As more states implement no-cash bail policies to decrease jail populations, it sparks the question of what is being done for those already serving a misdemeanor or nonviolent felony.

The justice system is set up for intaking female felons, but what happens when they are released and are forced to reacclimate in society?

Topeka K. Sam
Topeka K. Sam

The number of women incarcerated in the U.S. is over 222,455, according to the research and advocacy center, The Sentencing Project. One of the reasons can be traced back to The War on Drugs campaign in the 1970s. According to the Drug Policy Alliance, this is reflected in the numbers, with more than 61% of women incarcerated in federal prison for nonviolent drug crimes.

The Ladies of Hope Ministries, founded by Topeka K. Sam, is working to end the poverty crisis and the incarceration of women and girls. It offers safe housing, reentry support and advocacy programs grounded in the lived experiences, insights and ideas of people with direct experience with the criminal justice system. To date, Sam and her team have raised over $11 million and have delivered 9,276 bags of groceries with 488 justice-impacted families served through its Angel Food Delivery Program.

“When you see a person like myself who has overcome so much adversity and who is resilient and has been able to create something out of nothing, it’s inspiring,” Sam shares. “I am the same type of person that comes out of incarceration that is connected, that can provide that same thing for another person’s company. We train women on how to tell their stories and share their experiences so they can be empowered to go in these places and speak up and present themselves in a particular way, so people give them an opportunity. It’s about changing the culture within the companies. It’s about sharing the data because it’s no longer an issue that focuses on one person. One in three families is impacted by incarceration. So this is in every single place and every single company in this country. So it’s no longer their issue; it’s our issue as a country.”

Growing up in a predominately white neighborhood, Sam decided to attend an HBCU college in Baltimore. She dated a guy who sold drugs and became addicted to the type of lifestyle the drug money offered. She became a broker between people looking to buy the drugs and those selling.

Sam eventually dropped out of school. Although she made money in the drug game, she still worked a legitimate job at Amtrak.
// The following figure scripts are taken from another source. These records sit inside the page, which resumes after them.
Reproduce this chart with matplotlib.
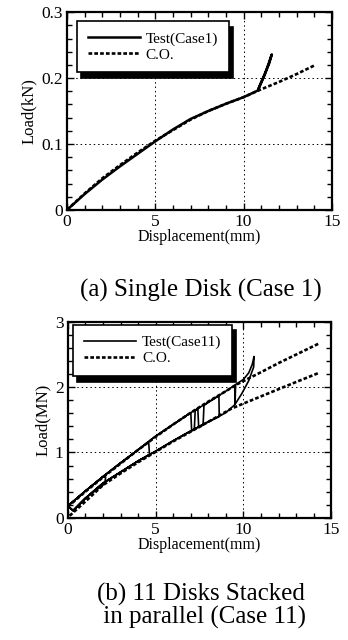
import numpy as np
import matplotlib
matplotlib.use("Agg")
from matplotlib import pyplot as plt
from matplotlib.ticker import MultipleLocator

plt.rcParams['font.family'] = ['Liberation Serif', 'DejaVu Serif']

# Case 1 : single disk
case1_disp = [0, 1, 2, 3, 4, 5, 6, 7, 8, 9, 10, 10.8, 11.2, 11.6, 11.45, 11.1, 10.85]
case1_load = [0, 0.024, 0.046, 0.066, 0.085, 0.104, 0.122, 0.138, 0.150, 0.161, 0.171,
              0.181, 0.205, 0.236, 0.222, 0.200, 0.184]
co1_disp = [0, 1, 2, 3, 4, 5, 6, 7, 8, 9, 10, 11, 12, 13, 14]
co1_load = [0, 0.025, 0.048, 0.068, 0.087, 0.105, 0.121, 0.137, 0.150, 0.161, 0.171,
            0.183, 0.194, 0.206, 0.219]

# Case 11 : 11 disks stacked in parallel (cyclic loading path)
case11_disp = [0, 1, 2, 2.15, 2.1, 1, 0.3, 0,
               1, 2, 3, 4, 4.6, 4.65, 4, 3, 2, 1, 0.3, 0,
               1, 2, 3, 4, 5, 6, 7, 7.05, 7.2, 7.25, 7.4, 7.45, 7.7, 7.75, 8, 8.6, 8.62,
               8, 7, 6, 5, 4, 3, 2, 1, 0.3, 0,
               1, 2, 3, 4, 5, 6, 7, 8, 9, 9.5, 9.52, 9.55, 10, 10.3, 10.5, 10.6,
               10.58, 10.3, 9.9, 9.5, 9.2, 9, 8, 7, 6, 5, 4, 3, 2, 1, 0.3]
case11_load = [0.18, 0.41, 0.63, 0.62, 0.52, 0.30, 0.11, 0.18,
               0.41, 0.63, 0.84, 1.04, 1.16, 0.97, 0.87, 0.70, 0.53, 0.30, 0.11, 0.18,
               0.41, 0.63, 0.84, 1.04, 1.25, 1.43, 1.61, 1.33, 1.35, 1.64, 1.67, 1.38, 1.42, 1.72, 1.77, 1.87, 1.55,
               1.47, 1.33, 1.18, 1.02, 0.87, 0.70, 0.53, 0.30, 0.11, 0.18,
               0.41, 0.63, 0.84, 1.04, 1.25, 1.43, 1.61, 1.77, 1.94, 2.03, 1.74, 2.04, 2.12, 2.22, 2.35, 2.47,
               2.31, 2.10, 1.90, 1.73, 1.66, 1.61, 1.47, 1.33, 1.18, 1.02, 0.87, 0.70, 0.53, 0.30, 0.11]
co11_up_disp = [0, 1, 2, 3, 4, 5, 6, 7, 8, 9, 9.6, 11, 12, 13, 14.3]
co11_up_load = [0.17, 0.40, 0.62, 0.83, 1.04, 1.24, 1.43, 1.61, 1.78, 1.94, 2.04,
                2.23, 2.37, 2.50, 2.67]
co11_lo_disp = [0.1, 1, 2, 3, 4, 5, 6, 7, 8, 9.3, 10, 11, 12, 13, 14.3]
co11_lo_load = [0.03, 0.25, 0.50, 0.68, 0.85, 1.01, 1.17, 1.32, 1.47, 1.67, 1.75,
                1.86, 1.97, 2.08, 2.22]

xticks = [0, 5, 10, 15]
xlabels = ['0', '5', '10', '15']
yticks1 = [0, 0.1, 0.2, 0.3]
ylabels1 = ['0', '0.1', '0.2', '0.3']
yticks11 = [0, 1, 2, 3]
ylabels11 = ['0', '1', '2', '3']

CO_STYLE = dict(color='k', lw=1.9, linestyle=(0, (1.4, 0.8)))


def style_axes(ax, yticks, ylabels, yminor, ylabel):
    ax.set_xlim(0, 15)
    ax.set_ylim(yticks[0], yticks[-1])
    ax.set_xticks(xticks)
    ax.set_xticklabels(xlabels)
    ax.set_yticks(yticks)
    ax.set_yticklabels(ylabels)
    ax.xaxis.set_minor_locator(MultipleLocator(1))
    ax.yaxis.set_minor_locator(MultipleLocator(yminor))
    ax.tick_params(which='both', direction='in', top=True, right=True, width=1.0,
                   labelsize=12.5, colors='k')
    ax.tick_params(which='major', length=5, pad=3)
    ax.tick_params(which='minor', length=3.5)
    for sp in ax.spines.values():
        sp.set_linewidth(1.6)
    ax.grid(True, which='major', color='k', lw=0.7, linestyle=(0, (1.5, 3)))
    ax.set_xlabel('Displacement(mm)', fontsize=11.5, labelpad=-1)
    ax.set_ylabel(ylabel, fontsize=12, labelpad=3)


def add_legend(ax, anchor):
    leg = ax.legend(loc='upper left', bbox_to_anchor=anchor, borderaxespad=0,
                    fontsize=11, handlelength=3.4, handletextpad=0.4, borderpad=0.7,
                    labelspacing=0.15, fancybox=False, framealpha=1,
                    edgecolor='k', shadow={'color': 'k', 'alpha': 1, 'ox': 3, 'oy': -4})
    leg.get_frame().set_linewidth(1.2)
    return leg


fig = plt.figure(figsize=(3.48, 6.40), dpi=100)

# (a) single disk
ax1 = fig.add_axes([0.1925, 0.672, 0.761, 0.309])
ax1.plot(case1_disp, case1_load, color='k', lw=1.8, label='Test(Case1)')
ax1.plot(co1_disp, co1_load, label='C.O.', **CO_STYLE)
style_axes(ax1, yticks1, ylabels1, 0.02, 'Load(kN)')
add_legend(ax1, (0.038, 0.955))
fig.text(0.578, 1 - 290 / 640, '(a) Single Disk (Case 1)', ha='center', va='center',
         fontsize=18)

# (b) 11 disks stacked
ax2 = fig.add_axes([0.195, 0.191, 0.757, 0.306])
ax2.plot(case11_disp, case11_load, color='k', lw=1.2, label='Test(Case11)')
ax2.plot(co11_up_disp, co11_up_load, label='C.O.', **CO_STYLE)
ax2.plot(co11_lo_disp, co11_lo_load, **CO_STYLE)
style_axes(ax2, yticks11, ylabels11, 0.2, 'Load(MN)')
add_legend(ax2, (0.02, 0.985))
fig.text(0.578, 1 - 606 / 640, '(b) 11 Disks Stacked\n in parallel (Case 11)',
         ha='center', va='center', fontsize=18, linespacing=0.95)

fig.savefig('out.png', dpi=100)
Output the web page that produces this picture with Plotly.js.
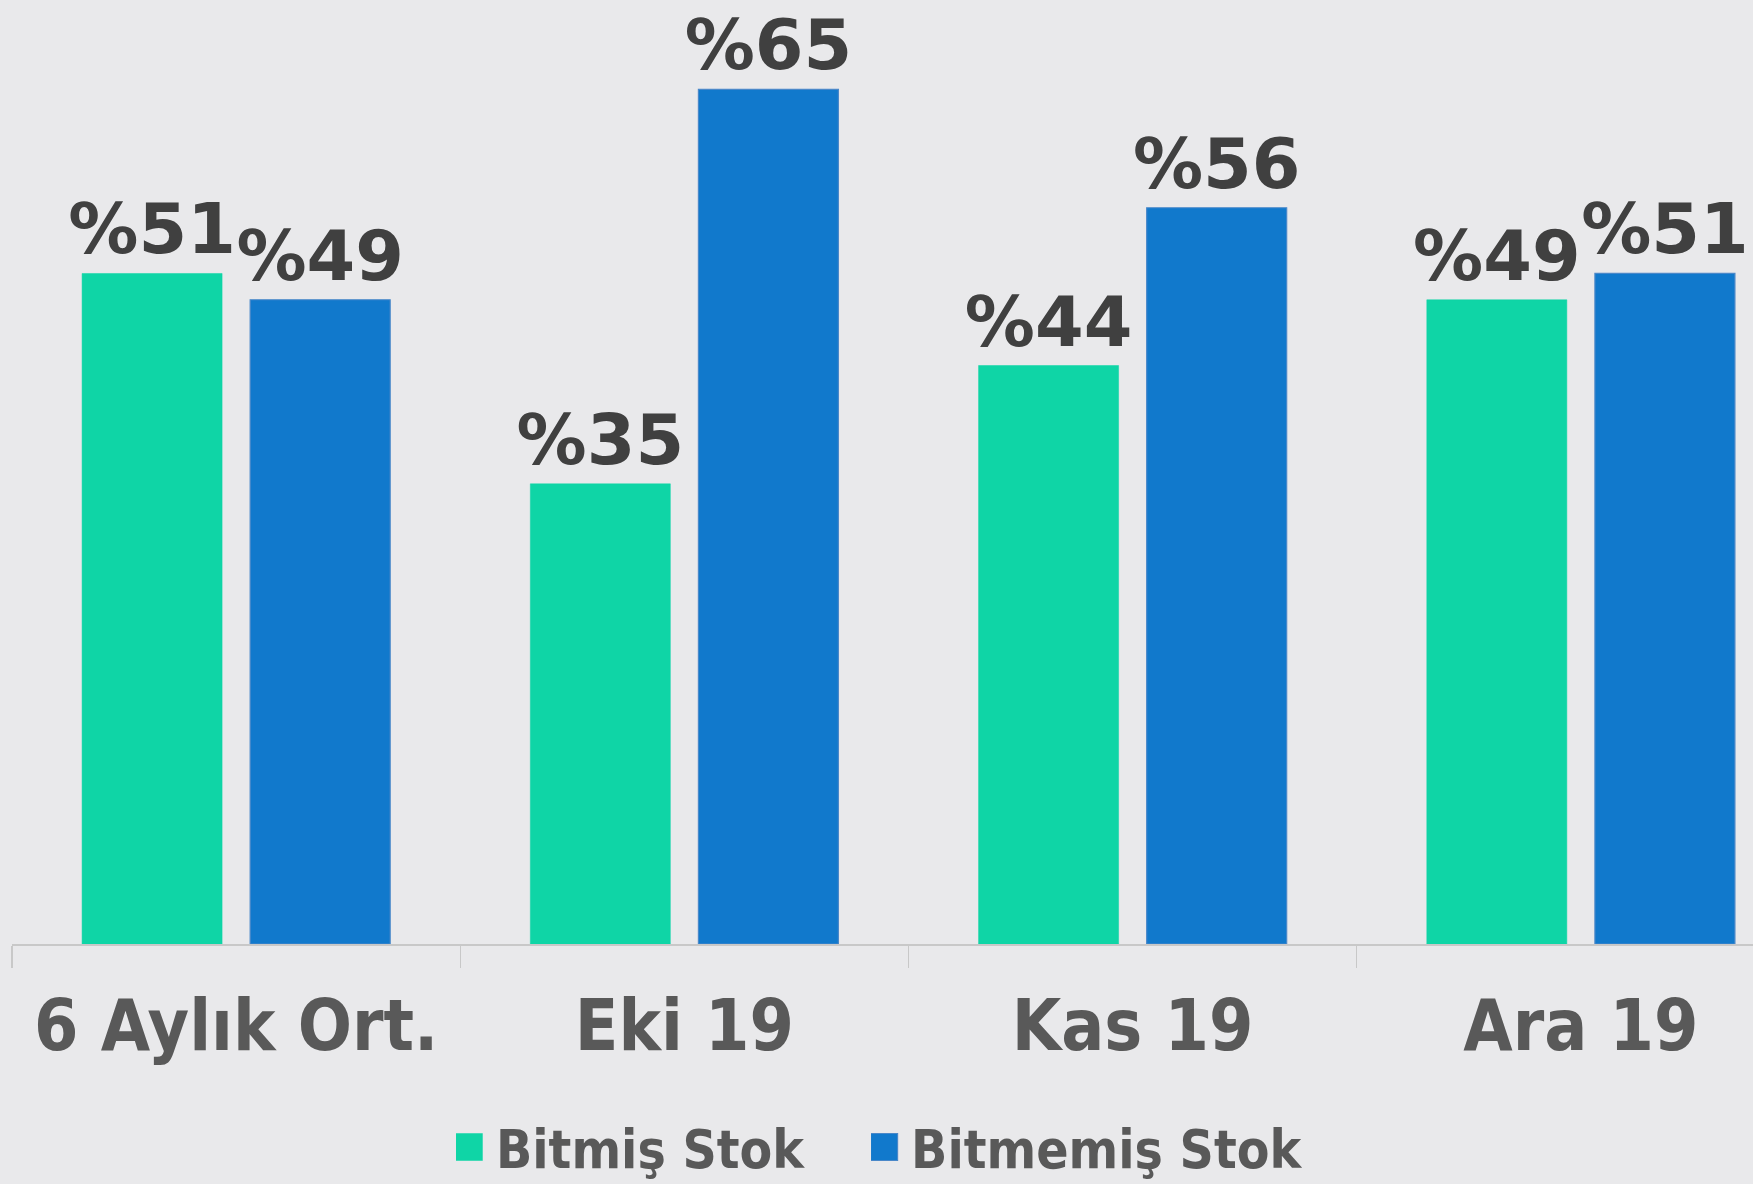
<!DOCTYPE html>
<html>
<head>
<meta charset="utf-8">
<script src="https://cdn.plot.ly/plotly-3.0.1.min.js"></script>
<style>
  html, body { margin: 0; padding: 0; background: #e9e9eb; }
  #chart { width: 1753px; height: 1184px; }
</style>
</head>
<body>
<div id="chart"></div>
<script>
const categories = ["6 Aylık Ort.", "Eki 19", "Kas 19", "Ara 19"];
const bitmisStok = [51, 35, 44, 49];
const bitmemisStok = [49, 65, 56, 51];
const seriesNames = ["Bitmiş Stok", "Bitmemiş Stok"];

const labelFont = { family: "DejaVu Sans", size: 70, color: "#404040", weight: "bold" };
const legendFont = { family: "DejaVu Sans Condensed", size: 53, color: "#595959", weight: "bold" };

const traces = [
  {
    type: "bar", name: seriesNames[0], x: categories, y: bitmisStok, legend: "legend",
    marker: { color: "#0fd5a6", line: { width: 0.5, color: "#0fd5a6" } },
    text: bitmisStok.map(v => "%" + v), textposition: "outside",
    textfont: labelFont, constraintext: "none", cliponaxis: false,
    hoverinfo: "skip"
  },
  {
    type: "bar", name: seriesNames[1], x: categories, y: bitmemisStok, legend: "legend2",
    marker: { color: "#1179cc", line: { width: 1.2, color: "#4a88c9" } },
    text: bitmemisStok.map(v => "%" + v), textposition: "outside",
    textfont: labelFont, constraintext: "none", cliponaxis: false,
    hoverinfo: "skip"
  }
];

const legendBase = {
  orientation: "h", xref: "container", yref: "container",
  xanchor: "left", y: 0.0312, yanchor: "middle",
  font: legendFont, bgcolor: "rgba(0,0,0,0)", borderwidth: 0, itemclick: false
};

const layout = {
  width: 1753, height: 1184,
  paper_bgcolor: "#e9e9eb", plot_bgcolor: "rgba(0,0,0,0)",
  margin: { l: 12, r: 0, t: 0, b: 240, pad: 0 },
  barmode: "group", bargap: 0.25, bargroupgap: 0.167,
  showlegend: true,
  legend: Object.assign({}, legendBase, { x: 0.2601 }),
  legend2: Object.assign({}, legendBase, { x: 0.4969 }),
  xaxis: {
    type: "category", range: [-0.5, 3.384],
    showline: true, linecolor: "#c8c8c8", linewidth: 1.5,
    ticks: "outside", tickson: "boundaries", ticklen: 22, tickcolor: "#c8c8c8", tickwidth: 1.2,
    tickfont: { family: "DejaVu Sans Condensed", size: 71, color: "#595959", weight: "bold" },
    ticklabelstandoff: 19,
    showgrid: false, zeroline: false, fixedrange: true
  },
  yaxis: {
    range: [0, 71.8], visible: false, showgrid: false, zeroline: false, fixedrange: true
  }
};

Plotly.newPlot("chart", traces, layout, { staticPlot: true }).then(function () {
  document.querySelectorAll(".legendpoints path").forEach(function (p) {
    p.setAttribute("d", "M6.5,13.5H-20.5V-13.5H6.5Z");
  });
});
</script>
</body>
</html>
After starting a side business, she stepped away from the drug hustle for seven years.

Then, one night, everything changed. She received a call asking if she would do one more job—it was a significant movement. Sam agreed because she had dealt with these people in the past. She went into it with the focus that the money she’d earn from this deal would fund her other company’s expansion.

“I found myself arrested in Virginia, included in a superseding indictment in a federal drug sting operation,” Sam explains. “It was a federal sting operation, so no drugs, no one was hurt. It was set up. I was set up, and when I got to court, the judge was like, ‘You’re a drug queen pin in society, no bail.’ So, I found myself sitting in this new community, as I called it.”

Sam spent 21 to 23 hours a day in her isolation cell, so she took classes as a way to get out and be around others. As she heard others’ stories, she began to realize how drugs affect families and communities. Facing 20 years in prison, she plead guilty and received a 130-month sentence.

“I started listening to the sisters in there,” she states. “It was the same underlining issues, but instead of being poor, white, black, coming from low socio-economic backgrounds, low levels of education women, in federal prison, they were doctors, lawyers, senators and judges. We all experienced some type of early childhood trauma, sexual trauma, violence, intimate partner violence, mental health issues, or substance issues… I knew when I left that I could do anything that I wanted to because of the support system that I had. But I knew that a lot of other women that I left behind would not be able to. One day, I woke up and it was clear… I was going to start an organization called The Ladies of Hope Ministries.”

In 2014, Sam’s sentence was reduced to 65-months after she wrote a letter to the judge, and in 2015, she was released. Although she began structuring LOHM in prison, under mentorship, she started implementing her vision once she got out.

Today, Sam has 15 full-time employees. She works with contractors and consultants and supports thousands of women and girls worldwide. She’s built housing units in New York, New Orleans and Maryland. Additionally, the organization has reconnected families and secured job opportunities for its participants.

For example, Marta Barreto, a Pathways 4 Equity fellow, now serves as a propulsion technician at Virgin Orbit. After returning from the Navy, she faced turbulent and traumatic times, leading to her incarceration. After her release, Barreto received a degree in career and technical education.

Sam serves on the board of directors for Coalition for Public Safety, The Marshall Project, Operation Restoration and United Justice Coalition. As she continues to assist others, she focuses on the following essential steps:

  • Believe in something greater than yourself.
  • If you don’t like your current situation, take action to change it.
  • Make it a point to heal. The world doesn’t owe you anything; it’s up to you to make your goals a reality.

“In all pain, there is the purpose,” Sam concludes. “Whatever it is that I may experience and go through, it is because I’m being shaped to be able to endure and withstand something greater.”